The Supreme Court ruled in a 5-4 decision to grant an emergency stay request from the tech industry to prevent a Texas law from going into effect. This ruling overturned the 5th Circuit ruling that had lifted an earlier injunction from a Texas district court. The district court hasn’t yet ruled on the underlying merits and constitutionality of the case.
What this means is that the law won’t take effect while the case winds its way through the appellate courts.
What would the Texas law do?
The Texas law, known as HB 20, would allow the state of Texas and individual Texans to sue companies if they “censor” their viewpoints on social media by banning them, blocking them, removing their posts, deprioritizing their posts or otherwise discriminating against their posts on social media.
The law also requires that social media companies publicly disclose how they moderate content and how they use search, ranking or other algorithms.
The law applies only to social media companies with 50 million users or more, which includes companies such as Facebook, Twitter, Google’s YouTube, Snap and TikTok.
What is the significance of this case?
The Texas law could drastically change the way social media companies operate. The law would restrict how these companies police their platforms and weed out hate speech, disinformation or other content that violates their terms of service.
The tech industry and its supporters, which include the NAACP and groups representing LGBTQ people, have warned that the law could lead to a flood of violent and extremist rhetoric that could be considered political “viewpoints” on platforms, such as Facebook, Twitter and YouTube.

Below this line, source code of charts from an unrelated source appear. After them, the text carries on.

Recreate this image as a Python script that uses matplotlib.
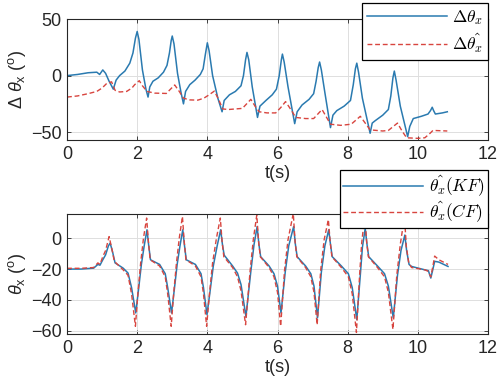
import numpy as np
import matplotlib
matplotlib.use('Agg')
import matplotlib.pyplot as plt

plt.rcParams['font.family'] = ['Liberation Sans', 'DejaVu Sans']
plt.rcParams['mathtext.fontset'] = 'custom'
plt.rcParams['mathtext.rm'] = 'Liberation Sans'
plt.rcParams['mathtext.it'] = 'Liberation Sans:italic'

# top panel: delta theta_x (measured) and estimate
t_dtheta = [0, 0.3, 0.6, 0.85, 0.93, 1.02, 1.1, 1.2, 1.32, 1.4, 1.5, 1.65, 1.79, 1.88, 1.95, 2.0, 2.05, 2.15, 2.25,
            2.31, 2.36, 2.45, 2.6, 2.75, 2.85, 2.92, 2.97, 3.0, 3.05, 3.15, 3.25, 3.32, 3.38, 3.5, 3.65, 3.8, 3.88,
            3.94, 4.0, 4.05, 4.15, 4.3, 4.42, 4.48, 4.63, 4.8, 4.96, 5.03, 5.09, 5.13, 5.18, 5.28, 5.43, 5.5, 5.67,
            5.85, 5.97, 6.05, 6.11, 6.14, 6.19, 6.3, 6.49, 6.56, 6.7, 6.9, 7.03, 7.1, 7.16, 7.2, 7.25, 7.35, 7.51,
            7.58, 7.69, 7.9, 8.08, 8.16, 8.22, 8.26, 8.31, 8.42, 8.64, 8.7, 8.78, 9.0, 9.16, 9.23, 9.29, 9.33, 9.38,
            9.5, 9.71, 9.77, 9.87, 10.1, 10.29, 10.36, 10.41, 10.45, 10.5, 10.7, 10.84]
dtheta = [0, 1, 2.5, 3, 1, 5, 2, -5, -12, -4, 0, 4, 11, 20, 33, 39, 32, 5, -12,
          -19, -10, -5, -2, 3, 9, 20, 31, 35, 28, 2, -15, -25, -14, -8, -4, 1, 6,
          18, 29, 22, 0, -20, -32, -22, -17, -14, -9, 0, 14, 20.5, 14, -10, -37, -27, -22,
          -17, -12, 0, 14, 19, 12, -10, -42.5, -32, -26, -21, -16, -5, 7, 12, 5, -15, -46,
          -35, -31, -27, -22, -8, 6, 11, 3, -20, -51, -42, -40, -35, -30, -18, -2, 4, -4,
          -27, -54, -45, -38, -36, -34, -31, -28, -31, -34, -33, -32]

t_dtheta_hat = [0, 0.3, 0.6, 0.85, 1.0, 1.13, 1.27, 1.37, 1.5, 1.7, 1.85, 1.93, 2.06, 2.15, 2.28, 2.5, 2.83, 2.95,
                3.07, 3.2, 3.32, 3.5, 3.73, 3.9, 4.05, 4.2, 4.32, 4.44, 4.6, 5.0, 5.12, 5.24, 5.36, 5.48, 5.7,
                5.95, 6.1, 6.23, 6.38, 6.52, 6.8, 7.03, 7.15, 7.27, 7.4, 7.51, 7.8, 8.1, 8.25, 8.36, 8.5, 8.64,
                9.0, 9.16, 9.3, 9.42, 9.55, 9.68, 10.0, 10.2, 10.35, 10.43, 10.84]
dtheta_hat = [-19, -18, -16, -14, -11, -7, -5.5, -13, -14.5, -14, -11, -8, -4.5, -9, -14, -15.5, -15.8, -12,
              -8.3, -14, -20, -21.5, -21.7, -20, -17, -13.7, -21, -29.5, -30, -29, -25, -21, -27, -32, -33,
              -33, -28, -23, -30, -37, -38, -38, -34, -30, -37, -43, -44, -43, -39, -36, -42, -48,
              -49, -48.5, -45, -42, -49, -55, -55.5, -55, -51, -48.5, -49]

# bottom panel: theta_x estimates, Kalman filter vs complementary filter
t_kf = [0, 0.4, 0.76, 0.88, 0.94, 1.02, 1.1, 1.18, 1.23, 1.3, 1.37, 1.6, 1.74, 1.84, 1.96, 2.04, 2.12, 2.2, 2.28,
        2.33, 2.38, 2.64, 2.8, 2.87, 2.98, 3.06, 3.14, 3.22, 3.3, 3.35, 3.4, 3.66, 3.82, 3.89, 3.99, 4.08, 4.17,
        4.28, 4.38, 4.43, 4.48, 4.72, 4.86, 4.96, 5.1, 5.24, 5.33, 5.42, 5.47, 5.52, 5.76, 5.9, 6.0, 6.1, 6.22,
        6.32, 6.46, 6.51, 6.56, 6.8, 6.95, 7.04, 7.14, 7.25, 7.35, 7.46, 7.51, 7.56, 7.82, 8.02, 8.13, 8.26,
        8.36, 8.42, 8.5, 8.55, 8.6, 8.85, 9.05, 9.16, 9.3, 9.42, 9.52, 9.63, 9.68, 9.75, 9.82, 10.2, 10.3,
        10.37, 10.43, 10.48, 10.6, 10.86]
theta_kf = [-20, -20, -19.4, -17, -17.5, -14, -10.8, -5, -3.2, -9, -16, -19.4, -22.6, -32, -48.4, -33, -17, -5, 5.4,
            -5, -14, -17, -23, -32, -48.4, -33, -17, -5, 5.4, -5, -14, -17, -23, -32, -49.5, -34, -18,
            -5, 5.4, -4, -11, -18, -22.6, -30, -50.7, -21.5, -4.3, 7.5, -4, -12, -18, -23, -31, -48.4, -22,
            -5, 7.5, -4, -12, -18, -23, -31, -51.6, -22, -5, 5.4, -4, -12, -18, -23, -32, -52.7,
            -24, -6, 6.4, -4, -12, -18, -23, -31, -51.6, -24, -8, 2, -8, -17, -18.3, -20.5, -21,
            -25.8, -20, -15, -15.5, -18.3]

t_cf = [0, 0.4, 0.76, 0.88, 0.94, 1.02, 1.1, 1.2, 1.27, 1.35, 1.6, 1.74, 1.84, 1.95, 2.02, 2.1, 2.18, 2.27,
        2.32, 2.37, 2.64, 2.8, 2.87, 2.97, 3.04, 3.12, 3.2, 3.29, 3.34, 3.39, 3.66, 3.82, 3.89, 3.98, 4.06,
        4.15, 4.26, 4.37, 4.42, 4.47, 4.72, 4.86, 4.96, 5.09, 5.22, 5.31, 5.41, 5.46, 5.51, 5.76, 5.9, 6.0,
        6.09, 6.2, 6.3, 6.45, 6.5, 6.55, 6.8, 6.95, 7.04, 7.13, 7.23, 7.33, 7.45, 7.5, 7.55, 7.82, 8.02,
        8.13, 8.25, 8.34, 8.4, 8.49, 8.54, 8.59, 8.85, 9.05, 9.16, 9.29, 9.4, 9.5, 9.62, 9.67, 9.74, 9.82,
        10.2, 10.3, 10.37, 10.43, 10.48, 10.6, 10.86]
theta_cf = [-19.5, -19.5, -19, -16, -17, -12, -8, 1, -6, -15, -20.5, -24, -36, -57, -36, -16, 0, 13,
            -2, -14, -18, -25, -36, -57, -36, -16, 0, 14, -2, -14, -18, -25, -36, -57, -36,
            -16, 0, 13, -2, -12, -19, -25, -34, -56, -21, -1, 15, -2, -12, -19, -25, -35,
            -57, -21, -1, 16, -2, -12, -19, -25, -35, -56, -21, -1, 12, -2, -12, -19, -25,
            -36, -61, -24, -3, 15, -2, -12, -19, -25, -35, -59, -24, -4, 14, -5, -16, -19,
            -20.5, -21.5, -25, -18, -11.6, -14, -17]

x_ticks = [0, 2, 4, 6, 8, 10, 12]
top_yticks = [-50, 0, 50]
bot_yticks = [-60, -40, -20, 0]

blue = '#2a7ab0'
red = '#d8453f'
edge = '#262626'

fig = plt.figure(figsize=(5.0, 3.89), dpi=100)
ax1 = fig.add_axes([0.134, 0.640, 0.842, 0.311])
ax2 = fig.add_axes([0.134, 0.1414, 0.842, 0.308])


def style_axes(ax, yticks, ylim):
    ax.set_xlim(0, 12)
    ax.set_ylim(*ylim)
    ax.set_xticks(x_ticks)
    ax.set_yticks(yticks)
    ax.grid(True, color='#dedede', linewidth=0.7)
    ax.set_axisbelow(True)
    ax.tick_params(direction='in', length=3, width=0.6, colors=edge, labelsize=13,
                   top=True, right=True, pad=4)
    for s in ax.spines.values():
        s.set_color(edge)
        s.set_linewidth(0.8)
    ax.set_xlabel('t(s)', fontsize=13, color=edge, labelpad=2)


def add_legend(ax, top, spacing, pad):
    # boxed legend sitting over the upper right corner, like the matlab one
    leg = ax.legend(loc='upper right', bbox_to_anchor=(1.0, top), borderaxespad=0,
                    handlelength=4.6, handletextpad=0.3, fancybox=False, framealpha=1,
                    edgecolor='black', borderpad=pad, labelspacing=spacing,
                    prop=dict(size=12.5, math_fontfamily='cm'))
    leg.get_frame().set_linewidth(0.9)
    return leg


ax1.plot(t_dtheta, dtheta, color=blue, lw=1.1, label=r'$\Delta\theta_x$')
ax1.plot(t_dtheta_hat, dtheta_hat, color=red, lw=1.0, ls=(0, (3.5, 2)), label=r'$\Delta\hat{\theta_x}$')
style_axes(ax1, top_yticks, (-57, 50))
ax1.set_ylabel(r'$\Delta\ \theta_{\rm x}\ (^{\rm o})$', fontsize=13, color=edge, labelpad=2)
add_legend(ax1, 1.132, 0.25, 0.28)

ax2.plot(t_kf, theta_kf, color=blue, lw=1.1, label=r'$\hat{\theta_x}(KF)$')
ax2.plot(t_cf, theta_cf, color=red, lw=1.0, ls=(0, (3.5, 2)), label=r'$\hat{\theta_x}(CF)$')
style_axes(ax2, bot_yticks, (-62, 15.5))
ax2.set_ylabel(r'$\theta_{\rm x}\ (^{\rm o})$', fontsize=13, color=edge, labelpad=2)
add_legend(ax2, 1.367, 0.0, 0.2)

fig.savefig('out.png', dpi=100)
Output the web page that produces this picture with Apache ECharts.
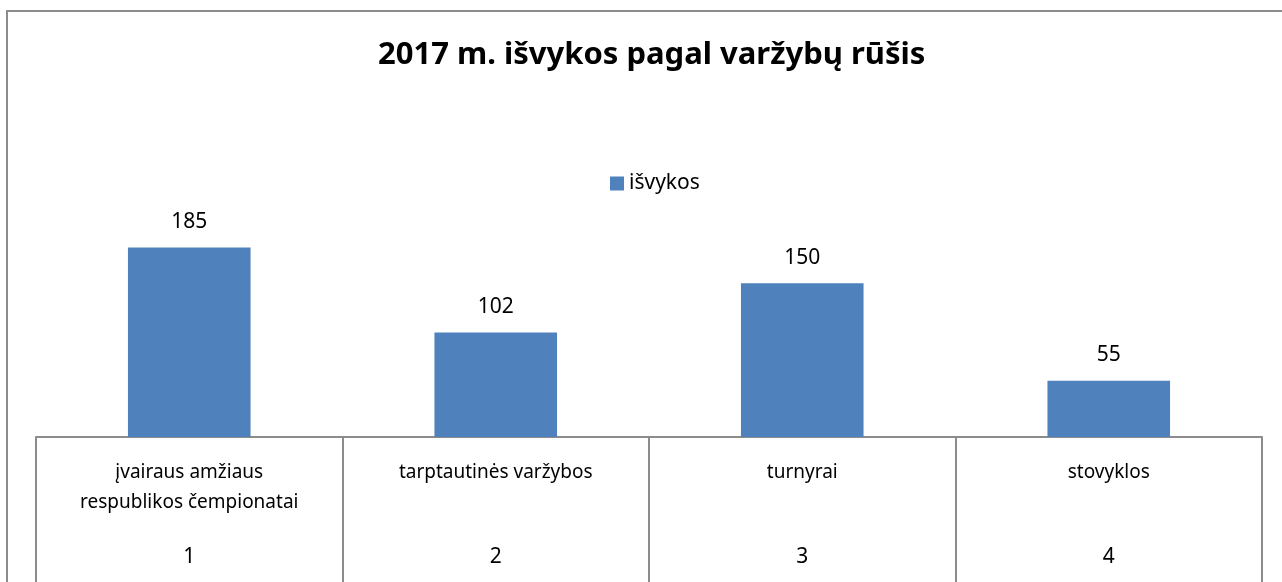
<!DOCTYPE html>
<html lang="lt">
<head>
<meta charset="UTF-8">
<script src="https://cdn.jsdelivr.net/npm/echarts@6.0.0/dist/echarts.min.js"></script>
<title>2017 m. išvykos</title>
<style>
  body { margin: 0; padding: 0; background: #fff; overflow: hidden; }
  #chart { width: 1282px; height: 582px; }
</style>
</head>
<body>
<div id="chart"></div>
<script>
  // duomenys
  const categories = ['įvairaus amžiaus\nrespublikos čempionatai', 'tarptautinės varžybos', 'turnyrai', 'stovyklos'];
  const catNumbers = ['1', '2', '3', '4'];
  const isvykos = [185, 102, 150, 55];

  const font = '"Noto Sans", "DejaVu Sans", sans-serif';
  const chart = echarts.init(document.getElementById('chart'));

  const option = {
    animation: false,
    textStyle: { fontFamily: font },
    title: {
      text: '2017 m. išvykos pagal varžybų rūšis',
      left: 373,
      top: 35,
      textStyle: { fontSize: 31, fontWeight: 'bold', color: '#000', fontFamily: font }
    },
    legend: {
      data: ['išvykos'],
      top: 168,
      left: 605,
      icon: 'rect',
      itemWidth: 14,
      itemHeight: 14,
      itemGap: 6,
      textStyle: { fontSize: 21, color: '#000', fontFamily: font }
    },
    grid: { left: 36, right: 20, top: 232, bottom: 145 },
    xAxis: [
      {
        type: 'category',
        data: categories,
        axisLine: { lineStyle: { color: '#8c8c8c', width: 2 } },
        axisTick: { show: true, length: 150, lineStyle: { color: '#8c8c8c', width: 2 } },
        axisLabel: {
          margin: 21,
          fontSize: 19,
          lineHeight: 30,
          color: '#000',
          interval: 0,
          fontFamily: font
        }
      },
      {
        type: 'category',
        position: 'bottom',
        data: catNumbers,
        axisLine: { show: false },
        axisTick: { show: false },
        axisLabel: {
          margin: 105,
          fontSize: 21,
          lineHeight: 30,
          color: '#000',
          fontFamily: font
        }
      }
    ],
    yAxis: {
      type: 'value',
      min: 0,
      max: 200,
      show: false,
      splitLine: { show: false }
    },
    series: [
      {
        name: 'išvykos',
        type: 'bar',
        data: isvykos,
        barWidth: '40%',
        itemStyle: { color: '#4F81BD' },
        label: {
          show: true,
          position: 'top',
          distance: 15,
          fontSize: 21,
          color: '#000',
          fontFamily: font
        }
      }
    ],
    graphic: [
      {
        type: 'rect',
        shape: { x: 7, y: 11, width: 1400, height: 700 },
        style: { fill: null, stroke: '#8c8c8c', lineWidth: 2 },
        silent: true
      }
    ]
  };

  chart.setOption(option);
</script>
</body>
</html>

The social media platforms argue that the Texas law violates their right to free speech under the First Amendment. Since they’re private companies, and not government entities, they argue they have a right to control what content is distributed on their websites and platforms.
“We are encouraged that this attack on First Amendment rights has been halted until a court can fully evaluate the repercussions of Texas’s ill-conceived statute,” Matthew Schruers, president of the Computer and Communications Industry Association, which filed the petition, said in a statement. CCIA’s members include Facebook, Twitter and Google.
But the Texas AG argues that because of their vast reach, social media giants are quasi-government entities that operate a common space, much like the “common carrier” telephone networks. Therefore, they should be required to allow all viewpoints on their platforms without censorship.
Do companies actually have First Amendment rights?
The short answer is yes. But what’s considered speech? And to what extent do those protections hold when balancing the rights of individual citizens? These are some of the questions that the courts are grappling with now.
Social media companies argue that their content moderation and the algorithms used to rank posts are a form of expression protected from government interference under the US Constitution. The states argue that the platforms themselves are so big and powerful that they’re interfering with the free speech rights of individuals. The courts will have to decide where the line should be drawn in balancing these rights.
Which Supreme Court Justices voted for and against the stay?
Chief Justice John Roberts, along with Justices Stephen Breyer, Sonia Sotomayor, Brett Kavanaugh and Amy Coney Barrett granted the stay. But the majority didn’t issue a written opinion on the case, so it isn’t clear on what basis they made this decision.
Justice Samuel Alito wrote a dissent that was joined by Justices Clarence Thomas and Neil Gorsuch. Justice Elena Kagan also dissented, but she didn’t join Alito’s dissent nor did she explain her own reasoning.
It sounds like this was a clear victory for the tech companies. Why would there be concern for these companies going forward?
There are several reasons why social media companies should worry. For one, the three conservatives in the majority — Roberts, Kavanagh and Coney-Barrett — didn’t offer any reasoning behind their decision to uphold the stay. Experts suggest this might mean the justices may favor hearing the merits of the constitutional challenge should the case continue to wind its way through the federal appeals process.
The second reason for concern is that the three conservative justices who dissented did offer their reasoning and it seemed to agree with the Texas Attorney General’s argument that because the law is limited to companies with “50 million active users in the United States,” it “applies to only those entities that possess some measure of common carrier-like market power and that this power gives them an ‘opportunity to shut out [disfavored] speakers.'”
The third reason for concern is that since there was no written opinion of the majority, the Court didn’t send a clear signal to the states to stop efforts to regulate speech on private platforms. This might encourage more states to move forward with legislation to regulate speech on social media.
“We would not be surprised to see other states do so, as the sentiment behind the techlash continues to drive political action,” New Street Research analyst Blair Levin said in a note to investors.
Do other states have a similar law?
Florida has a similar social media law (SB 7072). That law is also being challenged as unconstitutional in federal court. Last week, the 11th US Circuit Court of Appeals upheld a stay preventing the law from going into effect while the merits of the case are being argued and decided. Similar bills have also been introduced in the GOP-controlled legislatures of Michigan and Georgia.
Experts say it’s likely other states will consider similar legislation.
“Given this signal, we suspect other states will pass Texas-like laws, which would keep this in the headlines,” Paul Gallant, an analyst with Cowen Washington Research Group, wrote in a note to investors. “And given conservatives’ unhappiness with Apple/Google deplatformingin early 2021, we wouldn’t be surprised to see app stores included in some state laws.”
Apple and Google removed the conservative social media service in January 2021 from their app stores for allowing inflammatory posts about the Capitol Hill insurrection. The service was eventually allowed back into both app stores, but conservative lawmakers pointed to the removals as proof that Big Tech companies have an anti-conservative bias despite a lack of evidence behind those allegations.
What’s the next step for this case?
The Fifth Circuit will now hear the Internet companies’ full challenge to the Texas law. Its decision could be issued in the fourth quarter, Gallant said. That court has already signaled it’s leaning toward affirming Texas’ law.
But many experts say that with the Florida case making its way through the 11th Circuit and the Texas law in the Fifth Circuit, there’s a good chance this issue of whether these laws violate the First Amendment rights of social media companies is likely to wind up at the US Supreme Court.